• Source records
__________________________________________________

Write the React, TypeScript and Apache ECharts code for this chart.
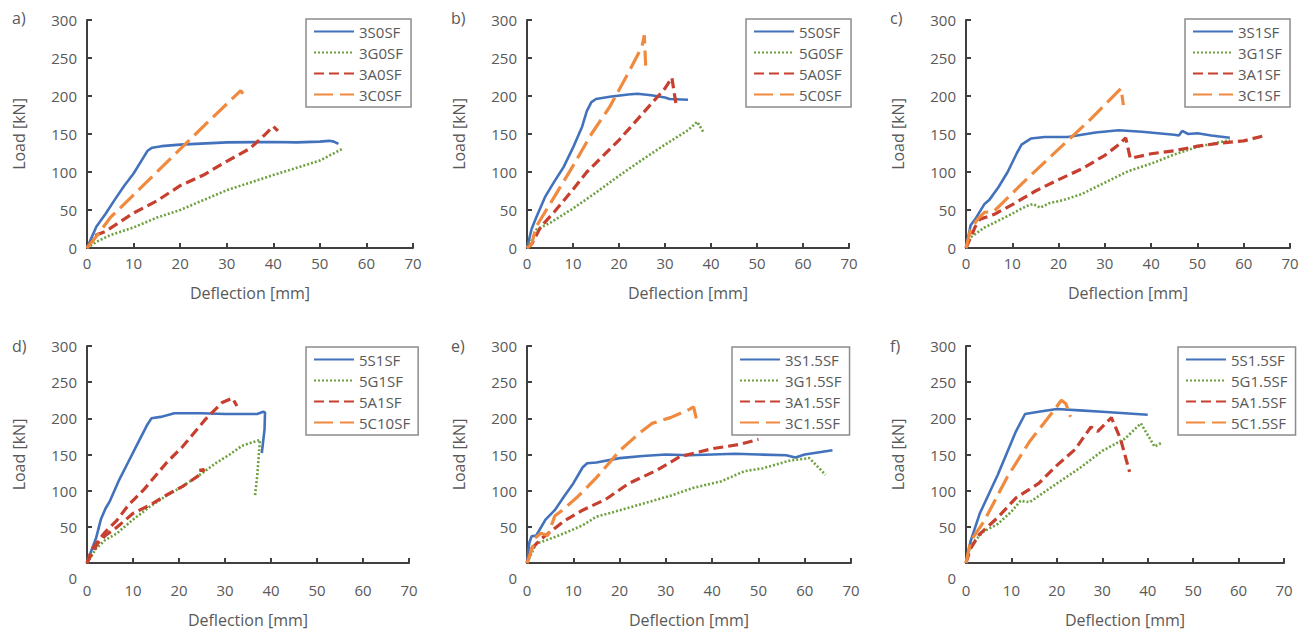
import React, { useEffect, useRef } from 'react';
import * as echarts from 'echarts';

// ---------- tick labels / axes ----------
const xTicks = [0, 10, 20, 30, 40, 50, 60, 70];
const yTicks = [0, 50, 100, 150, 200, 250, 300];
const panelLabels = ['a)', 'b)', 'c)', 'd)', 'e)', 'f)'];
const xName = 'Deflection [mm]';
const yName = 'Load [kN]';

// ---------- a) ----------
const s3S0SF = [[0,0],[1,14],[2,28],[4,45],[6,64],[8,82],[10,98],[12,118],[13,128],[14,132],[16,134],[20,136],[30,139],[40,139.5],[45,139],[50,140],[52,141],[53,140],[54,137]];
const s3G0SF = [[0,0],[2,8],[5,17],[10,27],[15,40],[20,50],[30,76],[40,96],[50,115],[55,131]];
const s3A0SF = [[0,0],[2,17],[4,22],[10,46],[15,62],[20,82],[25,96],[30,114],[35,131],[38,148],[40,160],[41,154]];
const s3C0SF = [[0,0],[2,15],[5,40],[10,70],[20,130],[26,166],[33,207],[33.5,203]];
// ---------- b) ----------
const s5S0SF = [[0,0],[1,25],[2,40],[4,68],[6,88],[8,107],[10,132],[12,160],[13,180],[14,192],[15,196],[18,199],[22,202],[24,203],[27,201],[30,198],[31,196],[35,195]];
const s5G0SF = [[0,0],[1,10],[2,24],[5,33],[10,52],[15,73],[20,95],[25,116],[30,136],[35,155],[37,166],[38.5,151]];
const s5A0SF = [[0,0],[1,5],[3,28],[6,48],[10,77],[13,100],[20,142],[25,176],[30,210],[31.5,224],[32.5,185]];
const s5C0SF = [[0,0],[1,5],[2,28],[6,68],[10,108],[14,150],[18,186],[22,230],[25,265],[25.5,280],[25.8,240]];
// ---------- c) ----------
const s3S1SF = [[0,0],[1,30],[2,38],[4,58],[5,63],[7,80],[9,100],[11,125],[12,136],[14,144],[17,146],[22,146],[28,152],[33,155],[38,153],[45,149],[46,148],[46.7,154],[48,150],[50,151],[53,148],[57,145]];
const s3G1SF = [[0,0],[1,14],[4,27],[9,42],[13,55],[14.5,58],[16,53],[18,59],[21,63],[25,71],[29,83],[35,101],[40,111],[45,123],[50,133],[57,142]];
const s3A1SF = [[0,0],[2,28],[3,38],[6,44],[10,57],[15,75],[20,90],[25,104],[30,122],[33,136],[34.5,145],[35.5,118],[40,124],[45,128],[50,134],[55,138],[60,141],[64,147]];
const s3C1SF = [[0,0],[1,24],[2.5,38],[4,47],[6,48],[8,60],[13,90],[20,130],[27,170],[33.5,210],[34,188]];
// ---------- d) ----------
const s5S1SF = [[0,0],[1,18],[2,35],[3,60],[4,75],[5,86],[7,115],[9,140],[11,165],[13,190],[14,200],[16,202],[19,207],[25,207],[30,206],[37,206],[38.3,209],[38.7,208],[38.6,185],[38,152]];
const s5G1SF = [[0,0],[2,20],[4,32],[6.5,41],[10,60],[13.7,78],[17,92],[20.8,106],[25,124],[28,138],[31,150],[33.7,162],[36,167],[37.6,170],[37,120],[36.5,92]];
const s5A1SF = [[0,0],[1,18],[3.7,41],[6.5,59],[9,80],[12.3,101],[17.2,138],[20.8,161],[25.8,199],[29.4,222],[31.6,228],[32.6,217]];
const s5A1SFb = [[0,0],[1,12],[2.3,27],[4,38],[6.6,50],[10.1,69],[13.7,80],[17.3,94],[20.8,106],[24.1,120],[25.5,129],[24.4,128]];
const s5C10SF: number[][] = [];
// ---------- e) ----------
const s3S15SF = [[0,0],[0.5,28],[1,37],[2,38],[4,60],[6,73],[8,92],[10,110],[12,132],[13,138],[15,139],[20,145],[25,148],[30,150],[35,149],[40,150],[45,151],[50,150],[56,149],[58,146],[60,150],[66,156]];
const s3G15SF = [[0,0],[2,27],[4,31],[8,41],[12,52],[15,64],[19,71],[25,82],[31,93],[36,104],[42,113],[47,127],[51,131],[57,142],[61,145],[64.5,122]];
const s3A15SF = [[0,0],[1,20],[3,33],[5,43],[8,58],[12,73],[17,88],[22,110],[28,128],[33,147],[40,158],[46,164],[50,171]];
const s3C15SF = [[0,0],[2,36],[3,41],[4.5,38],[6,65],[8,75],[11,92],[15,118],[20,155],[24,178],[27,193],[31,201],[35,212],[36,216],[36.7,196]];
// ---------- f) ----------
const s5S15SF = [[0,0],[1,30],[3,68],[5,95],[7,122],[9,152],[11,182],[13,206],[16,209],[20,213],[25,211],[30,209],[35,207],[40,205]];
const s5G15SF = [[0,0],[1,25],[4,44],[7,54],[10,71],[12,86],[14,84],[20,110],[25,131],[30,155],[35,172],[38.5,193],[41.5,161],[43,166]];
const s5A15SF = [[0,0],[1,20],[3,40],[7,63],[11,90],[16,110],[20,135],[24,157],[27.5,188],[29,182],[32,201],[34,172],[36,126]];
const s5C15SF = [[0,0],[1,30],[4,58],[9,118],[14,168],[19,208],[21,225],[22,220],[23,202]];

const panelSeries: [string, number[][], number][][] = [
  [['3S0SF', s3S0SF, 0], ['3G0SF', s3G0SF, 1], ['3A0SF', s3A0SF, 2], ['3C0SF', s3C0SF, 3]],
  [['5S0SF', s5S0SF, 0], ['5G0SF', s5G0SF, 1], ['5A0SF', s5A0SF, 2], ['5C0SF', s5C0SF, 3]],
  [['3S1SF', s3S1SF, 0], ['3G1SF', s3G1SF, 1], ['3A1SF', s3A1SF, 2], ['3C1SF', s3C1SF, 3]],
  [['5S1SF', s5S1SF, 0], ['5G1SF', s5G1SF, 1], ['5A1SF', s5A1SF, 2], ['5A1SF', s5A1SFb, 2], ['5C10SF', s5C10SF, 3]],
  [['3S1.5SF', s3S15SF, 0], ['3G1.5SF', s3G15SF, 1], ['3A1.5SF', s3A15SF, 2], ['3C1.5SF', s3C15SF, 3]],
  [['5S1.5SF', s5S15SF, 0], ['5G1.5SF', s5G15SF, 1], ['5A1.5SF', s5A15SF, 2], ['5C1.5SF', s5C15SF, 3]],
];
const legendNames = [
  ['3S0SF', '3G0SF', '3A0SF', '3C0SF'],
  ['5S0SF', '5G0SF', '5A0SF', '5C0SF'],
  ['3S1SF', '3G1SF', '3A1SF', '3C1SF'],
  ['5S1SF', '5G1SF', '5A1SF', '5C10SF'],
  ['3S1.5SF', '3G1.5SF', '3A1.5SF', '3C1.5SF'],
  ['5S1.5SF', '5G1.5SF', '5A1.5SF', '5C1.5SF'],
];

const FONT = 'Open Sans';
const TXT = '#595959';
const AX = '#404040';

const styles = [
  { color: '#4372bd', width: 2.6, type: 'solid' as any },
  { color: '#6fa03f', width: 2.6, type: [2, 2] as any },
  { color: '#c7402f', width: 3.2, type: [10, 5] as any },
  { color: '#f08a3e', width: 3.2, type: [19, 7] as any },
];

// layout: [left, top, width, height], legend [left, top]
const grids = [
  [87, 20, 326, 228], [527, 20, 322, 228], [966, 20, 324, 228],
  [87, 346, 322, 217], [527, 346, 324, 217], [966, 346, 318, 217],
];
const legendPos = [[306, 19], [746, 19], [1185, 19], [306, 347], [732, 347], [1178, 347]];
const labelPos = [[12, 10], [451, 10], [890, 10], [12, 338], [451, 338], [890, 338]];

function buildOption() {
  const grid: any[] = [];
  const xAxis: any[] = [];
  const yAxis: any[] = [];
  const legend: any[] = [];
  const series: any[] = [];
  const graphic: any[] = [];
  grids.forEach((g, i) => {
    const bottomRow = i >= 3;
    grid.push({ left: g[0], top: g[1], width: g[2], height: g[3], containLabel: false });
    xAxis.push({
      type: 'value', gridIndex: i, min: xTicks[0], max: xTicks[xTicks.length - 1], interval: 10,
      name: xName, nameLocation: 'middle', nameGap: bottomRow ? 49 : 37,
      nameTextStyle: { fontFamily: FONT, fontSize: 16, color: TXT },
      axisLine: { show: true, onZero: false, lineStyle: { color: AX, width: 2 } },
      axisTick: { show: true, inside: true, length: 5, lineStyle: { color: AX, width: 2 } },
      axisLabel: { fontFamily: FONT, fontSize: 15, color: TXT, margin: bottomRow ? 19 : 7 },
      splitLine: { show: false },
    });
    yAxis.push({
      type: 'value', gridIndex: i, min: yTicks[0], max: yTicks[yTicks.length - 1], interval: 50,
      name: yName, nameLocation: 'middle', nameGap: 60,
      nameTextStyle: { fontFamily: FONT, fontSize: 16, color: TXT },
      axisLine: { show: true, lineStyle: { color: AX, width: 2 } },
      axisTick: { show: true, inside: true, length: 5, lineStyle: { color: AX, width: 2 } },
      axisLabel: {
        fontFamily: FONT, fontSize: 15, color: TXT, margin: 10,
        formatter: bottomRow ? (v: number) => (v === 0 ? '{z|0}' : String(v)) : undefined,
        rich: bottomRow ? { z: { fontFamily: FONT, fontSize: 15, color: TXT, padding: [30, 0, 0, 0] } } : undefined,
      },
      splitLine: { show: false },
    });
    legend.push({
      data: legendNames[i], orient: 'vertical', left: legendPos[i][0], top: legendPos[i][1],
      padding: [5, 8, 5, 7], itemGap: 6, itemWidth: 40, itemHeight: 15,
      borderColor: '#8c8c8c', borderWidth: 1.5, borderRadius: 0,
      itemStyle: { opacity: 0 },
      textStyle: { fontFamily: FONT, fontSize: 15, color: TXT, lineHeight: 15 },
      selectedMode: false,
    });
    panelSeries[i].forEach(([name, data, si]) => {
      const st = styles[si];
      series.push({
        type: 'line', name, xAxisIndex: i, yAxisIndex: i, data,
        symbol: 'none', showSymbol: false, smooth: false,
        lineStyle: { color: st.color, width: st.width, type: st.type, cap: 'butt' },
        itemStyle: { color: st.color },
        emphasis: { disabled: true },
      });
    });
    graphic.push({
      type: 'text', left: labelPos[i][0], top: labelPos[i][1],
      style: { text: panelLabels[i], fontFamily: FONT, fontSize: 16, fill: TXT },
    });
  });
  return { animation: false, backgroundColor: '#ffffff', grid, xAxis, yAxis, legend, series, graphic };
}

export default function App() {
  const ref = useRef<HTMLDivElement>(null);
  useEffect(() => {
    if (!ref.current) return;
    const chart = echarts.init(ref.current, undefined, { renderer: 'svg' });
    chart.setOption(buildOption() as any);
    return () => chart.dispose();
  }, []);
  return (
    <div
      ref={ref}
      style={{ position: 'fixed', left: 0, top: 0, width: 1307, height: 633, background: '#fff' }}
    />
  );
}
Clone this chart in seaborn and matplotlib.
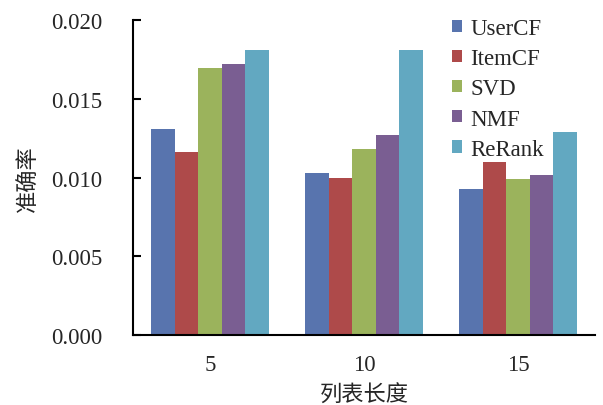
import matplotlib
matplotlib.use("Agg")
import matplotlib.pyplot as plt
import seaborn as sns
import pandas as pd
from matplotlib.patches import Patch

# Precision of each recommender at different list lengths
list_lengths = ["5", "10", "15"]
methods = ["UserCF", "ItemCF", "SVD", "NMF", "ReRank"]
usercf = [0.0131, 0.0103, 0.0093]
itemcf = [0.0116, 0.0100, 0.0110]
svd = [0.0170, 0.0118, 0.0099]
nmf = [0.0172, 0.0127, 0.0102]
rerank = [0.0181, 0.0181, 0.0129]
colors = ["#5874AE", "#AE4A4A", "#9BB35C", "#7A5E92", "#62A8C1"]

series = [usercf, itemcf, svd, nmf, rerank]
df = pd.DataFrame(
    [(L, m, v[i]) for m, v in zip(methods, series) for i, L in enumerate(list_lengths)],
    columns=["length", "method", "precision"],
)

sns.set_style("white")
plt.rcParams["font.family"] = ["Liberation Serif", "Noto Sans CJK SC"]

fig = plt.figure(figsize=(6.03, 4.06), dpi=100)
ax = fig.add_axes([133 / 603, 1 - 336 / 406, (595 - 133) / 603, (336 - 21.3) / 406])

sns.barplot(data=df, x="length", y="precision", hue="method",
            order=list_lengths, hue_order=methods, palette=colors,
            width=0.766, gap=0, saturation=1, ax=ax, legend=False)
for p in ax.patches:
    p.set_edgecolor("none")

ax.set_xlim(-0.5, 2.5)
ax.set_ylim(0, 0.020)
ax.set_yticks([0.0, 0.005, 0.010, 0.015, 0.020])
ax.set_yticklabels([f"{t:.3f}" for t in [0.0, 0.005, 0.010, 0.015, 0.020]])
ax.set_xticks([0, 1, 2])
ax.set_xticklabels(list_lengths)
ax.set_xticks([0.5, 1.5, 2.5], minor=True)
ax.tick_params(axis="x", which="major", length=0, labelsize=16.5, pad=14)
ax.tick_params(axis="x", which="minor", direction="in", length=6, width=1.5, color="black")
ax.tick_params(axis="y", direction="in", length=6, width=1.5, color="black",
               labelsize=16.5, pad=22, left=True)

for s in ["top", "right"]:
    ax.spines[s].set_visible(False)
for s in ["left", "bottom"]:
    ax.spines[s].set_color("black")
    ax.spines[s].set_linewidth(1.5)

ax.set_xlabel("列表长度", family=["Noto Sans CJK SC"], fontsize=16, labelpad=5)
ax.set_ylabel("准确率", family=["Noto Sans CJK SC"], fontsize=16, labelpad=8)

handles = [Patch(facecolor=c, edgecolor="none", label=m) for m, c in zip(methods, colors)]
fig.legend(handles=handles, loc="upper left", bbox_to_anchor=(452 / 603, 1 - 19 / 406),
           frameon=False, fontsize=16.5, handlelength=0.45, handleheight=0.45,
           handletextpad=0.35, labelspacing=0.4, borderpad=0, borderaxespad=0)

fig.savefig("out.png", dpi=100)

__________________________________________________

• What the exercise asks
Omit the pictures. Extract exactly the lines that begin with the one holding "Clone this chart in seaborn and matplotlib." and end with the one holding "from matplotlib.patches import Patch", inclusive.

• Solution to this problem
Clone this chart in seaborn and matplotlib.
import matplotlib
matplotlib.use("Agg")
import matplotlib.pyplot as plt
import seaborn as sns
import pandas as pd
from matplotlib.patches import Patch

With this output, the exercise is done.